The U.S. is still regarded as the top economic power, even more so than last year, but most people around the world continue to believe that China either will eventually replace or already has replaced the U.S. as the world’s leading superpower. A median of half across the countries surveyed say that the U.S. is the world’s leading economic power, while only 27% say that of China. While a median of only 14% say China has already replaced the U.S. as the top superpower, majorities or pluralities in 27 of 40 countries say China will eventually become or has already replaced the U.S. as the top superpower.
The economic dynamism generated by democratic capitalism is a key element of the American Project’s persuasive power. But there are other models, such as China’s state-directed capitalism conjoined with an authoritarian state. Years of very fast Chinese growth and relative US stagnation have made China look like the strong horse to many — especially those not-so-interested in democracy. “I have seen the future, and it’s capitalism with Chinese characteristics!” The Beijing Consensus. As the Economist put it back in 2011:
Too many people—not just third-world dictators but Western business tycoons—have fallen for the Beijing consensus, the idea that state-directed capitalism and tight political control are the elixir of growth. In fact China has surged forward mainly where the state has stood back. “Capitalism with Chinese characteristics” works because of the capitalism, not the characteristics.

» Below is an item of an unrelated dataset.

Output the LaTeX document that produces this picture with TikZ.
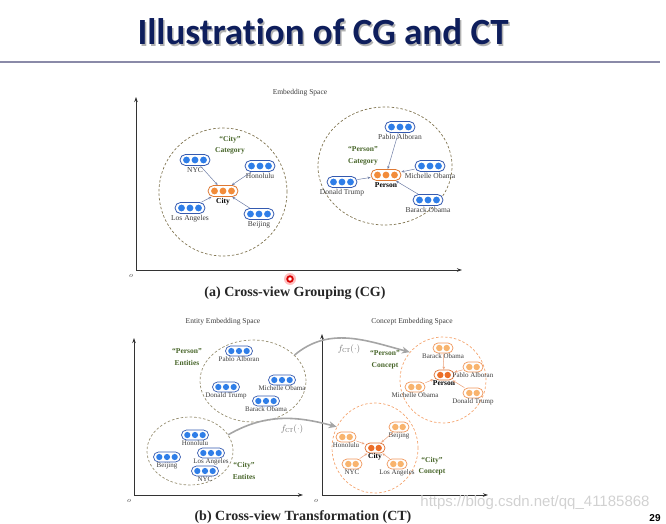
\documentclass[tikz,border=0pt]{standalone}
\usepackage{fontspec}
\setmainfont{Liberation Serif}
\newfontfamily\titlefont[Ligatures=NoCommon]{Carlito}
\newfontfamily\markfont{Liberation Sans}
\usepackage{tikz}
\usetikzlibrary{arrows.meta,shapes.geometric,positioning}
\definecolor{cgnavy}{RGB}{14,30,92}
\definecolor{cgrule}{RGB}{138,138,168}
\definecolor{cgblue}{RGB}{47,126,232}
\definecolor{cgblueline}{RGB}{52,90,176}
\definecolor{cgorange}{RGB}{242,140,58}
\definecolor{cgorangeline}{RGB}{222,120,50}
\definecolor{ctlight}{RGB}{248,180,110}
\definecolor{ctlightline}{RGB}{240,150,90}
\definecolor{ctdark}{RGB}{236,110,40}
\definecolor{ctdarkline}{RGB}{222,112,50}
\definecolor{cgolive}{RGB}{128,116,80}
\definecolor{cgoliveb}{RGB}{150,142,112}
\definecolor{ctcircle}{RGB}{244,164,110}
\definecolor{cggreen}{RGB}{70,100,40}
\definecolor{cglink}{RGB}{110,125,165}
\definecolor{ctlink}{RGB}{235,160,120}
\definecolor{cgtext}{RGB}{60,60,60}
\definecolor{ctgray}{RGB}{165,165,165}
\tikzstyle{bigvec} = [rectangle, rounded corners=5.5pt, draw=#1line, fill=white, line width=0.8pt, minimum width=30pt, minimum height=11pt, inner sep=0pt, path picture={\foreach \k in {-1,0,1} \fill[#1] ([xshift=\k*8.5pt]path picture bounding box.center) circle (3.4pt);}]
\tikzstyle{smallvec} = [rectangle, rounded corners=5pt, draw=#1line, fill=white, line width=0.7pt, minimum width=27pt, minimum height=10pt, inner sep=0pt, path picture={\foreach \k in {-1,0,1} \fill[#1] ([xshift=\k*7.7pt]path picture bounding box.center) circle (3.1pt);}]
\tikzstyle{conceptvec} = [rectangle, rounded corners=5pt, draw=#1line, fill=white, line width=0.7pt, minimum width=20pt, minimum height=10pt, inner sep=0pt, path picture={\foreach \k in {-1,1} \fill[#1] ([xshift=\k*3.7pt]path picture bounding box.center) circle (3.2pt);}]
\tikzstyle{group} = [ellipse, draw=#1, dash pattern=on 2.5pt off 2pt, line width=0.7pt, inner sep=0pt]
\tikzstyle{lbl} = [font=\fontsize{7.5}{8}\selectfont, text=cgtext, inner sep=0pt]
\tikzstyle{cat} = [font=\fontsize{7.5}{11.5}\selectfont\bfseries, text=cggreen, align=center, inner sep=0pt]
\tikzstyle{link} = [-{Stealth[open, length=3pt, width=2.6pt]}, line width=0.5pt, draw=#1]
\tikzstyle{axis} = [{Stealth[length=5pt, width=3.5pt]}-{Stealth[length=5pt, width=3.5pt]}, line width=0.8pt, draw=black!80]
\tikzstyle{ctarrow} = [-{Stealth[length=8pt, width=7pt]}, line width=1.6pt, draw=ctgray]
\tikzstyle{caption} = [font=\fontsize{14}{16}\selectfont\bfseries, text=black!85, inner sep=0pt]
\tikzstyle{space} = [font=\fontsize{7.5}{8}\selectfont, text=cgtext, inner sep=0pt]
\tikzstyle{origin} = [font=\fontsize{7}{8}\selectfont\itshape, text=cgtext, inner sep=0pt]

\begin{document}
\begin{tikzpicture}[x=1pt, y=1pt]
    \useasboundingbox (0,0) rectangle (666,523);
    \clip (0,0) rectangle (666,523);

    % Title
    \node[font=\titlefont\bfseries\fontsize{37}{40}\selectfont, text=black!30] (titleshade) at (324.5,489.5) {Illustration of CG and CT};
    \node[font=\titlefont\bfseries\fontsize{37}{40}\selectfont, text=cgnavy] (title) at (323,491) {Illustration of CG and CT};
    \coordinate (rulel) at (0,461);
    \coordinate (ruler) at (660,461);
    \draw[cgrule, line width=1.5pt] (rulel) -- (ruler);

    % (a) axes
    \node[space] (spacea) at (300,430) {Embedding Space};
    \coordinate (oa) at (136,253);
    \coordinate (ya) at (136,426);
    \coordinate (xa) at (462,253);
    \draw[axis] (ya) -- (oa) -- (xa);
    \node[origin] (olaba) at (131,247) {$o$};

    % (a) city category
    \node[group=cgolive, minimum width=128pt, minimum height=128pt] (cityspace) at (223,331) {};
    \node[cat] (citycat) at (230,378) {“City”\\Category};
    \node[bigvec=cgblue] (nyc) at (195,363) {};
    \node[bigvec=cgblue] (hono) at (260,357) {};
    \node[bigvec=cgorange] (city) at (223,332) {};
    \node[bigvec=cgblue] (la) at (190,315) {};
    \node[bigvec=cgblue] (beij) at (259,309) {};
    \node[lbl, below=1pt of nyc] (nyclbl) {NYC};
    \node[lbl, below=1pt of hono] (honolbl) {Honolulu};
    \node[lbl, below=1pt of city, font=\fontsize{7.5}{8}\selectfont\bfseries, text=black] (citylbl) {City};
    \node[lbl, below=1pt of la] (lalbl) {Los Angeles};
    \node[lbl, below=1pt of beij] (beijlbl) {Beijing};
    \draw[link=cglink] (nyc) -- (city);
    \draw[link=cglink] (hono) -- (city);
    \draw[link=cglink] (la) -- (city);
    \draw[link=cglink] (beij) -- (city);

    % (a) person category
    \node[group=cgolive, minimum width=134pt, minimum height=118pt] (personspace) at (385,357) {};
    \node[cat] (personcat) at (363,367) {“Person”\\Category};
    \node[bigvec=cgblue] (pablo) at (400,396) {};
    \node[bigvec=cgorange] (person) at (386,348) {};
    \node[bigvec=cgblue] (michelle) at (430,357) {};
    \node[bigvec=cgblue] (donald) at (342,341) {};
    \node[bigvec=cgblue] (barack) at (428,323) {};
    \node[lbl, below=1pt of pablo] (pablolbl) {Pablo Alboran};
    \node[lbl, below=1pt of person, font=\fontsize{7.5}{8}\selectfont\bfseries, text=black] (personlbl) {Person};
    \node[lbl, below=1pt of michelle] (michellelbl) {Michelle Obama};
    \node[lbl, below=1pt of donald] (donaldlbl) {Donald Trump};
    \node[lbl, below=1pt of barack] (baracklbl) {Barack Obama};
    \draw[link=cglink] (pablo) -- (person);
    \draw[link=cglink] (michelle) -- (person);
    \draw[link=cglink] (donald) -- (person);
    \draw[link=cglink] (barack) -- (person);

    \node[caption] (capa) at (295,230) {(a) Cross-view Grouping (CG)};

    % pointer mark
    \fill[red!25] (290,244) circle (6);
    \draw[red!85!black, line width=1.8pt, fill=white] (290,244) circle (2.8);

    % (b) axes
    \node[space] (spaceent) at (223,201) {Entity Embedding Space};
    \node[space] (spacecon) at (412,201) {Concept Embedding Space};
    \coordinate (ob) at (134,28);
    \coordinate (yb) at (134,185);
    \coordinate (xb) at (303,28);
    \draw[axis] (yb) -- (ob) -- (xb);
    \node[origin] (olabb) at (129,22) {$o$};
    \coordinate (oc) at (322,28);
    \coordinate (yc) at (322,189);
    \coordinate (xc) at (488,28);
    \draw[axis] (yc) -- (oc) -- (xc);
    \node[origin] (olabc) at (316,22) {$o$};

    % (b) entity space
    \node[group=cgoliveb, minimum width=106pt, minimum height=82pt] (entperson) at (253,142) {};
    \node[cat] (entpersoncat) at (187,166) {“Person”\\Entities};
    \node[smallvec=cgblue] (pabloe) at (239,172) {};
    \node[smallvec=cgblue] (donalde) at (226,136) {};
    \node[smallvec=cgblue] (michellee) at (282,143) {};
    \node[smallvec=cgblue] (baracke) at (266,122) {};
    \node[lbl, below=0.5pt of pabloe, font=\fontsize{7}{8}\selectfont] (pabloelbl) {Pablo Alboran};
    \node[lbl, below=0.5pt of donalde, font=\fontsize{7}{8}\selectfont] (donaldelbl) {Donald Trump};
    \node[lbl, below=0.5pt of michellee, font=\fontsize{7}{8}\selectfont] (michelleelbl) {Michelle Obama};
    \node[lbl, below=0.5pt of baracke, font=\fontsize{7}{8}\selectfont] (barackelbl) {Barack Obama};

    \node[group=cgoliveb, minimum width=86pt, minimum height=68pt] (entcity) at (190,72) {};
    \node[cat] (entcitycat) at (244,52) {“City”\\Entites};
    \node[smallvec=cgblue] (honoe) at (195,88) {};
    \node[smallvec=cgblue] (beije) at (167,66) {};
    \node[smallvec=cgblue] (lae) at (211,70) {};
    \node[smallvec=cgblue] (nyce) at (205,52) {};
    \node[lbl, below=0.5pt of honoe, font=\fontsize{7}{8}\selectfont] (honoelbl) {Honolulu};
    \node[lbl, below=0.5pt of beije, font=\fontsize{7}{8}\selectfont] (beijelbl) {Beijing};
    \node[lbl, below=0.5pt of lae, font=\fontsize{7}{8}\selectfont] (laelbl) {Los Angeles};
    \node[lbl, below=0.5pt of nyce, font=\fontsize{7}{8}\selectfont] (nycelbl) {NYC};

    % (b) concept space
    \node[group=ctcircle, minimum width=86pt, minimum height=86pt] (conperson) at (443,143) {};
    \node[cat] (conpersoncat) at (385,163) {“Person”\\Concept};
    \node[conceptvec=ctlight] (barackc) at (443,175) {};
    \node[conceptvec=ctdark] (personc) at (444,148) {};
    \node[conceptvec=ctlight] (pabloc) at (473,156) {};
    \node[conceptvec=ctlight] (michellec) at (415,136) {};
    \node[conceptvec=ctlight] (donaldc) at (473,130) {};
    \node[lbl, below=0pt of barackc, font=\fontsize{7}{8}\selectfont] (barackclbl) {Barack Obama};
    \node[lbl, below=0pt of personc, font=\fontsize{7.5}{8}\selectfont\bfseries, text=black] (personclbl) {Person};
    \node[lbl, below=0pt of pabloc, font=\fontsize{7}{8}\selectfont] (pabloclbl) {Pablo Alboran};
    \node[lbl, below=0pt of michellec, font=\fontsize{7}{8}\selectfont] (michelleclbl) {Michelle Obama};
    \node[lbl, below=0pt of donaldc, font=\fontsize{7}{8}\selectfont] (donaldclbl) {Donald Trump};
    \draw[link=ctlink] (barackc) -- (personc);
    \draw[link=ctlink] (pabloc) -- (personc);
    \draw[link=ctlink] (michellec) -- (personc);
    \draw[link=ctlink] (donaldc) -- (personc);

    \node[group=ctcircle, minimum width=86pt, minimum height=90pt] (concity) at (375,75) {};
    \node[cat] (concitycat) at (432,57) {“City”\\Concept};
    \node[conceptvec=ctlight] (honoc) at (346,86) {};
    \node[conceptvec=ctdark] (cityc) at (375,75) {};
    \node[conceptvec=ctlight] (beijc) at (399,96) {};
    \node[conceptvec=ctlight] (nycc) at (352,59) {};
    \node[conceptvec=ctlight] (lac) at (397,59) {};
    \node[lbl, below=0pt of honoc, font=\fontsize{7}{8}\selectfont] (honoclbl) {Honolulu};
    \node[lbl, below=0pt of cityc, font=\fontsize{7.5}{8}\selectfont\bfseries, text=black] (cityclbl) {City};
    \node[lbl, below=0pt of beijc, font=\fontsize{7}{8}\selectfont] (beijclbl) {Beijing};
    \node[lbl, below=0pt of nycc, font=\fontsize{7}{8}\selectfont] (nycclbl) {NYC};
    \node[lbl, below=0pt of lac, font=\fontsize{7}{8}\selectfont] (laclbl) {Los Angeles};
    \draw[link=ctlink] (honoc) -- (cityc);
    \draw[link=ctlink] (beijc) -- (cityc);
    \draw[link=ctlink] (nycc) -- (cityc);
    \draw[link=ctlink] (lac) -- (cityc);

    % Transformations
    \draw[ctarrow] (entperson.32) to[out=40, in=165] (conperson.140);
    \draw[ctarrow] (entcity.23) to[out=30, in=165] (concity.151);
    \node[font=\fontsize{9}{10}\selectfont, text=black!55] (fctp) at (349,174) {$f_{\mathrm{CT}}(\cdot)$};
    \node[font=\fontsize{9}{10}\selectfont, text=black!55] (fctc) at (292,94) {$f_{\mathrm{CT}}(\cdot)$};

    \node[caption] (capb) at (303,6) {(b) Cross-view Transformation (CT)};

    % watermark and page number
    \node[font=\markfont\fontsize{15}{16}\selectfont, text=black!18] (mark) at (535,20) {https://blog.csdn.net/qq\_41185868};
    \node[font=\markfont\bfseries\fontsize{10}{11}\selectfont] (pageno) at (655,5) {29};
\end{tikzpicture}
\end{document}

But now China is slowing, perhaps sharply. And while the US path to dynamism means rediscovering and returning to its strengths, China must do what it has never done before. AEI’s Derek Scissors on the challenge:
In 1978, China began to grant limited private property rights and to permit limited competition. These steps helped create an economic miracle, among other things lifting 850 million people out of poverty over a generation. But for more than a decade now, the Communist Party has chosen not to move forward on private property rights and competition, instead emphasizing an unprecedented amount of state-directed spending. The result is a severely damaged environment, an unbalanced economy, and a painful debt burden.
This is not hindsight. The stagnation path was visible six years ago, when China choose to massively expand credit in response to the financial crisis. Weaknesses in the economy can be traced back to policies initiated six years before that, in 2003. Because the fault lines have been developing for some time, they will require years of difficult reform to address. The current government has pledged such reform but largely lacked the nerve to initiate it, much less sustain it. The single most likely result is that China will share the fate of many other economies and fall far short of being wealthy.
So the good news about “bamboo capitalism” is that if it does transform China into a dynamic, innovative economy with a high degree of competitive intensity, it means China itself has probably adopted a lot more of the economic freedoms that American prosperity is built upon. We’ll see what those surveys say five or 10 years from now.